Liputan6.com, Jakarta Pertikaian antara pemberontak dan militer Suriah kembali pecah. Pertempuran ini terjadi selang dua jam dari kesepakatan gencatan senjata yang sudah dicapai.
Keterangan tersebut disampaikan oleh Kelompok Pemantau HAM Suriah. Pemberontak pun membenarkan hal itu.
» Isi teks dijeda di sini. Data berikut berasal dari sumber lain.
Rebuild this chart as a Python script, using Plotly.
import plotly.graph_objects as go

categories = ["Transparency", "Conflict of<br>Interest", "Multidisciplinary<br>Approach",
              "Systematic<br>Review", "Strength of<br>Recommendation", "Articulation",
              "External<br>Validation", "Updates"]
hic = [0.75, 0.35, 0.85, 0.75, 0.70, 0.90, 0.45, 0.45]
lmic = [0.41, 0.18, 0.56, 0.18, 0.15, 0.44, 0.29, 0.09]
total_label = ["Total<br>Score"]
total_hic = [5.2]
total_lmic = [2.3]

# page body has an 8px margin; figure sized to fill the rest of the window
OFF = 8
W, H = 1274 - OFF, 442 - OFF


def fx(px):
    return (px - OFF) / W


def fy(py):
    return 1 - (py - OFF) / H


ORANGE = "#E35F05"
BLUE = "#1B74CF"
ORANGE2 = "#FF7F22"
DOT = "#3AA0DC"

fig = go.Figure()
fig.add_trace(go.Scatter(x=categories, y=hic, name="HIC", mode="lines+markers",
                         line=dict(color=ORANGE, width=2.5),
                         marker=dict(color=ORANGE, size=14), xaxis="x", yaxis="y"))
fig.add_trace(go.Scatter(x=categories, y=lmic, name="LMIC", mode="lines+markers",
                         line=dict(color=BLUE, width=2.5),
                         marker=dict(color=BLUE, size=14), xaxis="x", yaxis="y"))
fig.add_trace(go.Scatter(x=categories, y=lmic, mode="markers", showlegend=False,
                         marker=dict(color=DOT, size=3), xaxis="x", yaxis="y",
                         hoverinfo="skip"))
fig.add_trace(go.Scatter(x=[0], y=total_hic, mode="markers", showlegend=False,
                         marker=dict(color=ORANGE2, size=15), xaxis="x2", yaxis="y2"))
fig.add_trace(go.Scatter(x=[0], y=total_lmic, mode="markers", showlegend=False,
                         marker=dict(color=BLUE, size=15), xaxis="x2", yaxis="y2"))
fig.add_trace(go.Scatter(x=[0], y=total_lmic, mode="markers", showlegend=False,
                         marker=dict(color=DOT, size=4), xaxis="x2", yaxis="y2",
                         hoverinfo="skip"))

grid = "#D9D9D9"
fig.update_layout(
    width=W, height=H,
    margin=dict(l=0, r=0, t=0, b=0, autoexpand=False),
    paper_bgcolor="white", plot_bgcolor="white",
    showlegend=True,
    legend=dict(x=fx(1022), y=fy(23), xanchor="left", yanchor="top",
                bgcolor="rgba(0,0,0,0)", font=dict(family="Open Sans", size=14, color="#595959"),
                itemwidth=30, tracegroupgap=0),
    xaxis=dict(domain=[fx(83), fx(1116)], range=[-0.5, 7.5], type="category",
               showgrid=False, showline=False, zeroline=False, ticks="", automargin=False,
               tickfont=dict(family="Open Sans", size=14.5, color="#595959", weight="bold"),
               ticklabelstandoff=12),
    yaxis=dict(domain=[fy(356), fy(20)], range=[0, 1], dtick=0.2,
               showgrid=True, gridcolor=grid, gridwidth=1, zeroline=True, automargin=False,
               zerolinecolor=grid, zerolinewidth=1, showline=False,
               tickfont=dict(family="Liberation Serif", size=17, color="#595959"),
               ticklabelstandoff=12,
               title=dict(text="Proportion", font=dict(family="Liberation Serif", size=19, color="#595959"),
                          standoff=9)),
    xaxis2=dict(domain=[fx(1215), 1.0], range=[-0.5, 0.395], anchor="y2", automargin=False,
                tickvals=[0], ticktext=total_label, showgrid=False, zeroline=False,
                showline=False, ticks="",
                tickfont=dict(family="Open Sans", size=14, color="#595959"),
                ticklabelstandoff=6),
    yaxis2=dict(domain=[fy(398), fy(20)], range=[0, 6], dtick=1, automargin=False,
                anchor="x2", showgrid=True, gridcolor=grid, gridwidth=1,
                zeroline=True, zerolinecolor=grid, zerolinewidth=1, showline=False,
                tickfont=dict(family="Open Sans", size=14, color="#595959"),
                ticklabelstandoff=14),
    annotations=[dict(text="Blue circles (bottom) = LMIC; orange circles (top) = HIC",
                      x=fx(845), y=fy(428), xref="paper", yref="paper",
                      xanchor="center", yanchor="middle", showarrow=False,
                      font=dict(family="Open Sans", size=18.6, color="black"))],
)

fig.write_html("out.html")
"Kelompok pemberontak telah melanggar gencatan senjata. Pertempuran terjadi di Provinsi Hama," sebut keterangan resmi Kelompok Pemantau HAM Suriah seperti dikutip dari Reuters, Jumat (30/12/2016).
Baca Juga
Advertisement
Mendengar mereka disalahkan, kelompok pemberontak Jaish al-Nasr segera buka mulut. Mereka menyanggah semua tudingan tersebut.
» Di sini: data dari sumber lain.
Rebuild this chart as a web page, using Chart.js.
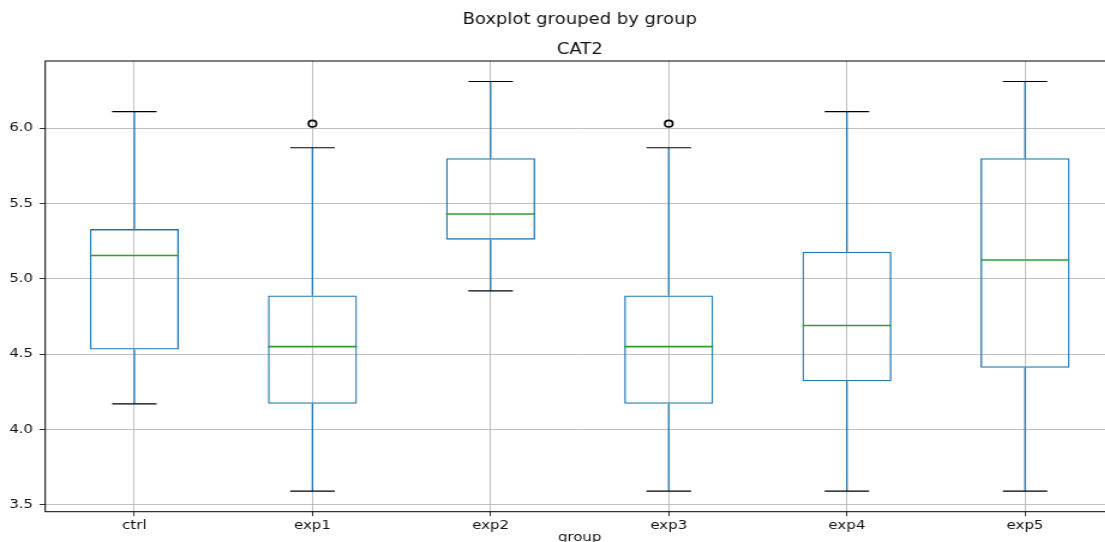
<!DOCTYPE html>
<html>
<head>
<meta charset="utf-8">
<script src="https://cdn.jsdelivr.net/npm/chart.js@4.4.0/dist/chart.umd.min.js"></script>
<style>
  html, body { margin: 0; padding: 0; background: #fff; overflow: hidden; }
  #frame { width: 1105px; height: 542px; overflow: hidden; position: relative; background: #fff; }
  /* the figure is laid out narrow and stretched horizontally */
  #stage { position: absolute; left: 0; top: 0; width: 934px; height: 550px;
           transform: scaleX(1.2); transform-origin: 0 0; }
</style>
</head>
<body>
<div id="frame"><div id="stage"><canvas id="c" width="934" height="550"></canvas></div></div>
<script>
// Five-number summaries per group
const groups      = ['ctrl', 'exp1', 'exp2', 'exp3', 'exp4', 'exp5'];
const whiskerLow  = [4.17, 3.59, 4.92, 3.59, 3.59, 3.59];
const q1          = [4.53, 4.17, 5.26, 4.17, 4.32, 4.41];
const median      = [5.155, 4.55, 5.43, 4.55, 4.69, 5.125];
const q3          = [5.33, 4.89, 5.80, 4.89, 5.18, 5.80];
const whiskerHigh = [6.11, 5.87, 6.31, 5.87, 6.11, 6.31];
const fliers      = [null, 6.03, null, 6.03, null, null];
const yTicks      = [3.5, 4.0, 4.5, 5.0, 5.5, 6.0];

const BLUE = '#1f77b4', GREEN = '#2ca02c', INK = '#111';

// y-limits: data range plus 5% margin on both sides
const allVals = whiskerLow.concat(whiskerHigh, fliers.filter(v => v !== null));
const lo = Math.min(...allVals), hi = Math.max(...allVals);
const yMin = lo - 0.05 * (hi - lo), yMax = hi + 0.05 * (hi - lo);

Chart.defaults.font.family = "'DejaVu Sans', sans-serif";
Chart.defaults.color = INK;

// whiskers, caps, medians and the axes frame
const boxExtras = {
  id: 'boxExtras',
  afterDatasetsDraw(chart) {
    const { ctx, scales: { x, y } } = chart;
    const step = Math.abs(x.getPixelForValue(1) - x.getPixelForValue(0));
    ctx.save();
    groups.forEach((g, i) => {
      const cx = x.getPixelForValue(i);
      // whiskers
      ctx.strokeStyle = BLUE; ctx.lineWidth = 1.3;
      ctx.beginPath();
      ctx.moveTo(cx, y.getPixelForValue(q3[i])); ctx.lineTo(cx, y.getPixelForValue(whiskerHigh[i]));
      ctx.moveTo(cx, y.getPixelForValue(q1[i])); ctx.lineTo(cx, y.getPixelForValue(whiskerLow[i]));
      ctx.stroke();
      // caps
      ctx.strokeStyle = '#000'; ctx.lineWidth = 1.2;
      ctx.beginPath();
      [whiskerHigh[i], whiskerLow[i]].forEach(v => {
        const py = y.getPixelForValue(v);
        ctx.moveTo(cx - step * 0.125, py); ctx.lineTo(cx + step * 0.125, py);
      });
      ctx.stroke();
      // median
      ctx.strokeStyle = GREEN; ctx.lineWidth = 1.6;
      ctx.beginPath();
      const my = y.getPixelForValue(median[i]);
      ctx.moveTo(cx - step * 0.25, my); ctx.lineTo(cx + step * 0.25, my);
      ctx.stroke();
    });
    ctx.restore();
  },
  afterDraw(chart) {
    const { ctx, chartArea: a } = chart;
    ctx.save();
    ctx.strokeStyle = '#000'; ctx.lineWidth = 1;
    ctx.strokeRect(a.left, a.top, a.right - a.left, a.bottom - a.top);
    ctx.restore();
  }
};

new Chart(document.getElementById('c'), {
  data: {
    labels: groups,
    datasets: [
      {
        type: 'bar',
        data: groups.map((g, i) => [q1[i], q3[i]]),
        backgroundColor: 'rgba(0,0,0,0)',
        borderColor: BLUE,
        borderWidth: 1.3,
        borderSkipped: false,
        barPercentage: 0.5,
        categoryPercentage: 1
      },
      {
        type: 'line',
        data: fliers,
        showLine: false,
        pointStyle: 'circle',
        pointRadius: 3.3,
        pointBorderWidth: 1.6,
        pointBorderColor: '#000',
        pointBackgroundColor: 'rgba(0,0,0,0)'
      }
    ]
  },
  options: {
    responsive: false,
    animation: false,
    layout: { padding: { left: 0, right: 3.8, top: 0, bottom: 0 } },
    plugins: {
      legend: { display: false },
      tooltip: { enabled: false },
      title: {
        display: true, text: 'Boxplot grouped by group', fullSize: false,
        font: { size: 15, weight: 'normal' }, color: INK,
        padding: { top: 11, bottom: 11.8 }
      },
      subtitle: {
        display: true, text: 'CAT2', fullSize: false,
        font: { size: 15, weight: 'normal' }, color: INK,
        padding: { top: 0, bottom: 2.2 }
      }
    },
    scales: {
      x: {
        type: 'category',
        offset: true,
        grid: { offset: false, color: '#b0b0b0', lineWidth: 0.8, tickColor: '#000', tickLength: 4.5 },
        border: { display: false },
        ticks: { font: { size: 12.5 }, color: INK, padding: 2 },
        title: { display: true, text: 'group', font: { size: 12.5 }, color: INK, padding: { top: 0, bottom: 5 } },
        afterFit(scale) { scale.height = 38.3; }
      },
      y: {
        type: 'linear',
        min: yMin, max: yMax,
        grid: { color: '#b0b0b0', lineWidth: 0.8, tickColor: '#000', tickLength: 4.75 },
        border: { display: false },
        afterBuildTicks(scale) { scale.ticks = yTicks.map(v => ({ value: v })); },
        ticks: { font: { size: 12.5 }, color: INK, padding: 5.4, callback: v => Number(v).toFixed(1) },
        afterFit(scale) { scale.width = 37.7; }
      }
    }
  },
  plugins: [boxExtras]
});
</script>
</body>
</html>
"Pemerintah-lah yang telah melanggar gencatan senjata, baku tembak terjadi di Atshan dan Desa Skeik di Provinsi berbatasan dengan Hama," sebut juru bicara Jaish al-Nasr, Mohammed Rasheed.
Beberapa jam sebelumnya, Presiden Rusia, Vladimir Putin, juga telah mengumumkan gencatan senjata antara pemerintah Suriah dengan pasukan pemberontak.
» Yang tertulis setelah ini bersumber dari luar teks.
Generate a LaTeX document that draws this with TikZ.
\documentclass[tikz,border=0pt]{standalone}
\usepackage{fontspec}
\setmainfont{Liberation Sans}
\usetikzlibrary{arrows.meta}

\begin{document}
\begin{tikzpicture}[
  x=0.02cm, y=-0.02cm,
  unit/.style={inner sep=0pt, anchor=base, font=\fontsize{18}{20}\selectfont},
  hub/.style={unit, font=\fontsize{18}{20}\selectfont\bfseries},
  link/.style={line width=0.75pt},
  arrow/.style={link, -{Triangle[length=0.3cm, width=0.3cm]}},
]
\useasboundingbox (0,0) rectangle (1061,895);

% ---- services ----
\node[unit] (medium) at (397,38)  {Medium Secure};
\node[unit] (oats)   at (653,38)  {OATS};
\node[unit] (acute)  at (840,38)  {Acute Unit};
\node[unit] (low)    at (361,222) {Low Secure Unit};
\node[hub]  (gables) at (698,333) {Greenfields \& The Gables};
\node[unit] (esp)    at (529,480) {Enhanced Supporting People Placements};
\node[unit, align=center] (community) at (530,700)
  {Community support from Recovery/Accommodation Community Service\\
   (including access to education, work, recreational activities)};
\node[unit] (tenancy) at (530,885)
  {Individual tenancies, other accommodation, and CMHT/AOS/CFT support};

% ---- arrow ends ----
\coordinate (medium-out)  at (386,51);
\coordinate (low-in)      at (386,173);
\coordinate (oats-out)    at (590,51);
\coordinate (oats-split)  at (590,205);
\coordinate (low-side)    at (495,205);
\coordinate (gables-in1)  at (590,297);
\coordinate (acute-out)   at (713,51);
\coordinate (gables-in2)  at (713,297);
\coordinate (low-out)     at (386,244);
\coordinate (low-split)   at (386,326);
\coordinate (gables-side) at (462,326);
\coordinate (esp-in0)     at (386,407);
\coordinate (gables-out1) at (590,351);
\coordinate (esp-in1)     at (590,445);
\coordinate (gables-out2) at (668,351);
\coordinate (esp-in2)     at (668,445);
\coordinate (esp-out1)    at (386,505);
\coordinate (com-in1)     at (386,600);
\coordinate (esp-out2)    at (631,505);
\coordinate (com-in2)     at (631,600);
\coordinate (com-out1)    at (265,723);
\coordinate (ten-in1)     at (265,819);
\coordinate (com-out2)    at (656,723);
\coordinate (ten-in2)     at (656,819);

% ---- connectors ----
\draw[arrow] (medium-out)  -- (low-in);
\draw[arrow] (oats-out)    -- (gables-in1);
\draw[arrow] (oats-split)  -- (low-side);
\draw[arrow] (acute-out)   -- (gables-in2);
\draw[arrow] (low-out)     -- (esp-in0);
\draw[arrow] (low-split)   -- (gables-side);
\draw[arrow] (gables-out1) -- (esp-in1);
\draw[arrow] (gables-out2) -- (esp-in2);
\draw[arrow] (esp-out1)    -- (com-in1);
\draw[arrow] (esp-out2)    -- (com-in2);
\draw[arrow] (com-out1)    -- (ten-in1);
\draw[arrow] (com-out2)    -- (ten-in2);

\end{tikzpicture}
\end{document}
"Laporan baru saja diterima bahwa beberapa jam lalu ada perkembangan yang telah sekian lama kita inginkan dan kita upayakan," kata Putin seperti dikutip dari CNN, Kamis (29/12/2016).
"Tiga dokumen sudah ditandatangani. Gencatan senjata antara pemerintah Suriah dan oposisi adalah poin pertama. Poin kedua, sebuah paket kebijakan untuk mengontrol gencatan senjata. Sementara yang ketiga, deklarasi untuk memasuki pembicaraan damai di Suriah," tambahnya.
Menteri Luar Negeri Turki, Mevlut Cavusoglu mengatakan, bahwa Rusia dan Turki akan menjadi penjamin bagi perjanjian yang ditandatangani pemerintah Suriah dengan pihak oposisi.
Kesuksesan gencatan senjata nasional dinilai akan sangat bergantung pada seberapa patuh faksi-faksi yang terlibat dalam pertempuran untuk meletakkan senjata. Rezim Suriah saat ini didukung oleh kelompok dari Irak, Iran, dan Lebanon.
Sepanjang bulan ini, Turki dan Rusia telah beberapa kali berusaha mewujudkan kerja sama dalam perjanjian gencatan senjata di Kota Aleppo. Namun banyak di antaranya gagal dan yang terakhir berhasil dengan dimungkinkannya evakuasi puluhan ribu warga Aleppo yang telah berada di bawah kekuasaan pemberontak selama lebih dari empat tahun.